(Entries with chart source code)
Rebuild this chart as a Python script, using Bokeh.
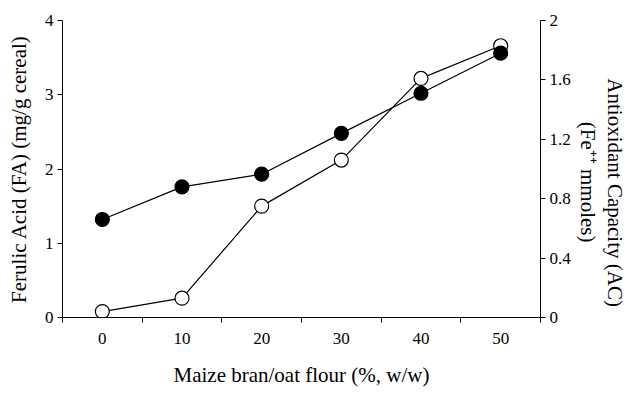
from bokeh.plotting import figure
from bokeh.models import Range1d, LinearAxis, FixedTicker
from bokeh.embed import file_html
from bokeh.resources import INLINE

# Data
bran_pct = [0, 10, 20, 30, 40, 50]
ferulic_acid = [1.32, 1.76, 1.93, 2.48, 3.02, 3.56]          # mg/g cereal (left axis)
antioxidant_capacity = [0.04, 0.13, 0.75, 1.06, 1.61, 1.83]   # Fe++ mmoles (right axis)

x_ticks = [0, 10, 20, 30, 40, 50]
x_minor = [-5, 5, 15, 25, 35, 45, 55]
left_ticks = [0, 1, 2, 3, 4]
right_ticks = [0, 0.4, 0.8, 1.2, 1.6, 2]
right_tick_labels = ["0", "0.4", "0.8", "1.2", "1.6", "2"]

FONT = "Liberation Serif"
TICK_FS = "17px"
LABEL_FS = "21px"
NB = "\u00a0"

p = figure(width=634, height=399, output_backend="svg", toolbar_location=None,
           x_range=Range1d(-5, 55), y_range=Range1d(0, 4),
           min_border_left=62, min_border_right=94, min_border_top=20, min_border_bottom=82)
p.outline_line_color = None
p.xgrid.visible = False
p.ygrid.visible = False
p.background_fill_color = "white"

p.extra_y_ranges = {"ac": Range1d(0, 2)}

# x axis
xa = p.xaxis[0]
xa.ticker = FixedTicker(ticks=x_ticks, minor_ticks=x_minor)
xa.major_tick_out = 0
xa.major_tick_in = 0
xa.minor_tick_out = 5
xa.minor_tick_in = 0
xa.minor_tick_line_color = "black"
xa.axis_line_color = "black"
xa.major_label_text_font = FONT
xa.major_label_text_font_size = TICK_FS
xa.major_label_text_color = "black"
xa.major_label_standoff = 10
xa.axis_label = "Maize bran/oat flour (%, w/w)"
xa.axis_label_text_font = FONT
xa.axis_label_text_font_style = "normal"
xa.axis_label_text_font_size = LABEL_FS
xa.axis_label_text_color = "black"
xa.axis_label_standoff = 16

# left axis
ya = p.yaxis[0]
ya.ticker = FixedTicker(ticks=left_ticks)
ya.major_tick_out = 5
ya.major_tick_in = 0
ya.minor_tick_out = 0
ya.minor_tick_in = 0
ya.axis_line_color = "black"
ya.major_tick_line_color = "black"
ya.major_label_text_font = FONT
ya.major_label_text_font_size = TICK_FS
ya.major_label_text_color = "black"
ya.major_label_standoff = 4
ya.axis_label = "Ferulic Acid (FA) (mg/g cereal)"
ya.axis_label_text_font = FONT
ya.axis_label_text_font_style = "normal"
ya.axis_label_text_font_size = LABEL_FS
ya.axis_label_text_color = "black"
ya.axis_label_standoff = 11

# right axis (ticks + second label line)
ra = LinearAxis(y_range_name="ac", ticker=FixedTicker(ticks=right_ticks))
ra.major_label_overrides = {t: s for t, s in zip(right_ticks, right_tick_labels)}
ra.major_tick_out = 5
ra.major_tick_in = 0
ra.minor_tick_out = 0
ra.minor_tick_in = 0
ra.axis_line_color = "black"
ra.major_label_text_font = FONT
ra.major_label_text_font_size = TICK_FS
ra.major_label_text_color = "black"
ra.major_label_standoff = 4
ra.axis_label = NB * 5 + "(Fe\u207a\u207a mmoles)"
ra.axis_label_text_font = FONT
ra.axis_label_text_font_style = "normal"
ra.axis_label_text_font_size = LABEL_FS
ra.axis_label_text_color = "black"
ra.axis_label_standoff = 2
p.add_layout(ra, "right")

# outer label line on the right (axis with no ticks)
ra2 = LinearAxis(y_range_name="ac", ticker=FixedTicker(ticks=[]))
ra2.axis_line_color = None
ra2.major_tick_out = 0
ra2.major_tick_in = 0
ra2.minor_tick_out = 0
ra2.minor_tick_in = 0
ra2.major_label_standoff = 0
ra2.axis_label = NB * 9 + "Antioxidant Capacity (AC)"
ra2.axis_label_text_font = FONT
ra2.axis_label_text_font_style = "normal"
ra2.axis_label_text_font_size = LABEL_FS
ra2.axis_label_text_color = "black"
ra2.axis_label_standoff = 0
p.add_layout(ra2, "right")

# open circles: antioxidant capacity (right axis)
p.line(bran_pct, antioxidant_capacity, y_range_name="ac", line_color="black", line_width=1.2)
p.scatter(bran_pct, antioxidant_capacity, y_range_name="ac", size=14, marker="circle",
          fill_color="white", line_color="black", line_width=1.2)

# filled circles: ferulic acid (left axis)
p.line(bran_pct, ferulic_acid, line_color="black", line_width=1.2)
p.scatter(bran_pct, ferulic_acid, size=14, marker="circle",
          fill_color="black", line_color="black", line_width=1.2)

open("out.html", "w").write(file_html(p, INLINE))
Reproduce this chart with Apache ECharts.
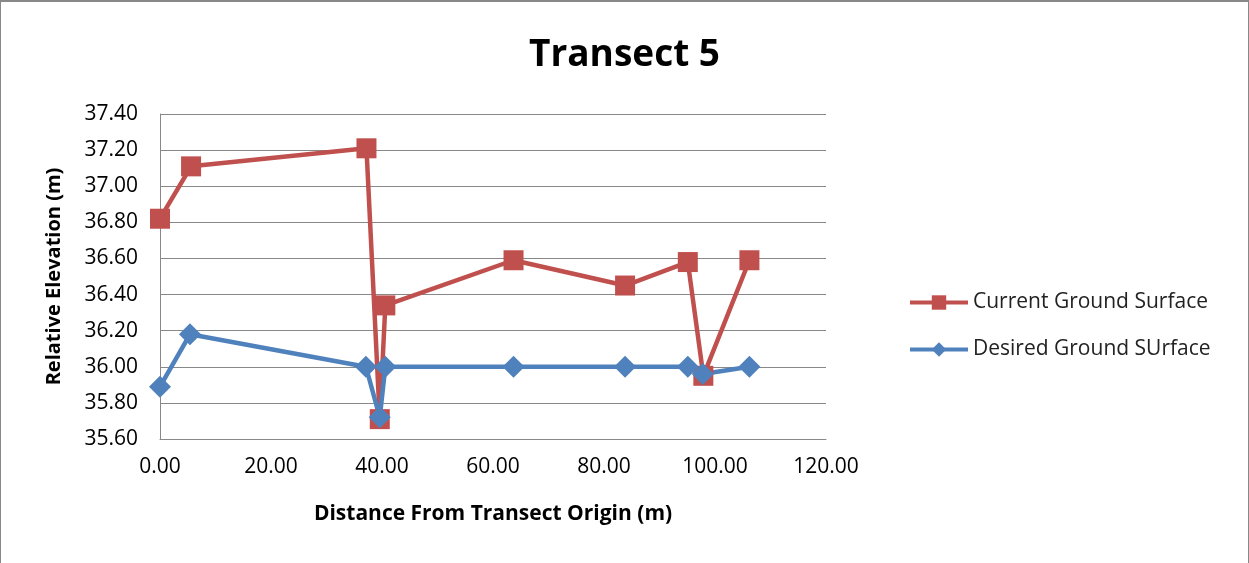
<!DOCTYPE html>
<html>
<head>
<meta charset="utf-8">
<script src="https://cdn.jsdelivr.net/npm/echarts@6/dist/echarts.min.js"></script>
<style>
html,body{margin:0;padding:0;background:#fff;}
#frame{position:absolute;left:0;top:0;width:1247px;height:561px;border:1px solid #888;border-top:2px solid #888;box-sizing:content-box;}
#c{width:1249px;height:563px;position:absolute;left:0;top:0;}
</style>
</head>
<body>
<div id="frame"></div>
<div id="c"></div>
<script>
const titleText = "Transect 5";
const xAxisName = "Distance From Transect Origin (m)";
const yAxisName = "Relative Elevation (m)";
const seriesNames = ["Current Ground Surface", "Desired Ground SUrface"];
const currentX = [0.0, 5.6, 37.2, 39.6, 40.6, 63.7, 83.8, 95.1, 97.9, 106.2];
const currentY = [36.82, 37.11, 37.21, 35.71, 36.34, 36.59, 36.45, 36.58, 35.95, 36.59];
const desiredX = [0.0, 5.4, 37.1, 39.6, 40.6, 63.7, 83.8, 95.1, 97.8, 106.2];
const desiredY = [35.89, 36.18, 36.00, 35.72, 36.00, 36.00, 36.00, 36.00, 35.96, 36.00];

const fontFam = "'Open Sans', 'Liberation Sans', sans-serif";
const chart = echarts.init(document.getElementById('c'));
chart.setOption({
  animation: false,
  title: {
    text: titleText, left: 'center', top: 32,
    textStyle: {fontFamily: fontFam, fontSize: 37, fontWeight: 'bold', color: '#000'}
  },
  legend: {
    orient: 'vertical', left: 903, top: 287,
    itemWidth: 58, itemHeight: 18, itemGap: 26,
    textStyle: {fontFamily: fontFam, fontSize: 21, color: '#222'},
    lineStyle: {width: 4},
    data: seriesNames
  },
  grid: {left: 160, right: 423, top: 114, bottom: 124, containLabel: false},
  xAxis: {
    type: 'value', min: 0, max: 120, interval: 20,
    name: xAxisName, nameLocation: 'middle', nameGap: 65,
    nameTextStyle: {fontFamily: fontFam, fontSize: 21, fontWeight: 'bold', color: '#000'},
    axisLine: {show: true, lineStyle: {color: '#888', width: 1}},
    axisTick: {show: false},
    splitLine: {show: false},
    axisLabel: {fontFamily: fontFam, fontSize: 21, color: '#000', margin: 18,
      formatter: v => v.toFixed(2)}
  },
  yAxis: {
    type: 'value', min: 35.6, max: 37.4, interval: 0.2,
    name: yAxisName, nameLocation: 'middle', nameGap: 96, nameRotate: 90,
    nameTextStyle: {fontFamily: fontFam, fontSize: 20, fontWeight: 'bold', color: '#000'},
    axisLine: {show: true, lineStyle: {color: '#888', width: 1}},
    axisTick: {show: false},
    splitLine: {show: true, lineStyle: {color: '#888', width: 1}},
    axisLabel: {fontFamily: fontFam, fontSize: 21, color: '#000', margin: 22,
      formatter: v => v.toFixed(2)}
  },
  series: [
    {
      name: seriesNames[0], type: 'line',
      data: currentX.map((x, i) => [x, currentY[i]]),
      symbol: 'rect', symbolSize: 20,
      lineStyle: {color: '#C0504D', width: 4.5},
      itemStyle: {color: '#C0504D'}
    },
    {
      name: seriesNames[1], type: 'line',
      data: desiredX.map((x, i) => [x, desiredY[i]]),
      symbol: 'diamond', symbolSize: 22,
      lineStyle: {color: '#4F81BD', width: 4.5},
      itemStyle: {color: '#4F81BD'}
    }
  ]
});
</script>
</body>
</html>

EXERCISE TASK:
The lines from the top of the data above through the one holding "antioxidant_capacity = [0.04, 0.13, 0.75, 1.06, 1.61, 1.83]" are to be repeated exactly, and only those, with no pictures.

PROBLEM SOLUTION:
Rebuild this chart as a Python script, using Bokeh.
from bokeh.plotting import figure
from bokeh.models import Range1d, LinearAxis, FixedTicker
from bokeh.embed import file_html
from bokeh.resources import INLINE

# Data
bran_pct = [0, 10, 20, 30, 40, 50]
ferulic_acid = [1.32, 1.76, 1.93, 2.48, 3.02, 3.56]          # mg/g cereal (left axis)
antioxidant_capacity = [0.04, 0.13, 0.75, 1.06, 1.61, 1.83]   # Fe++ mmoles (right axis)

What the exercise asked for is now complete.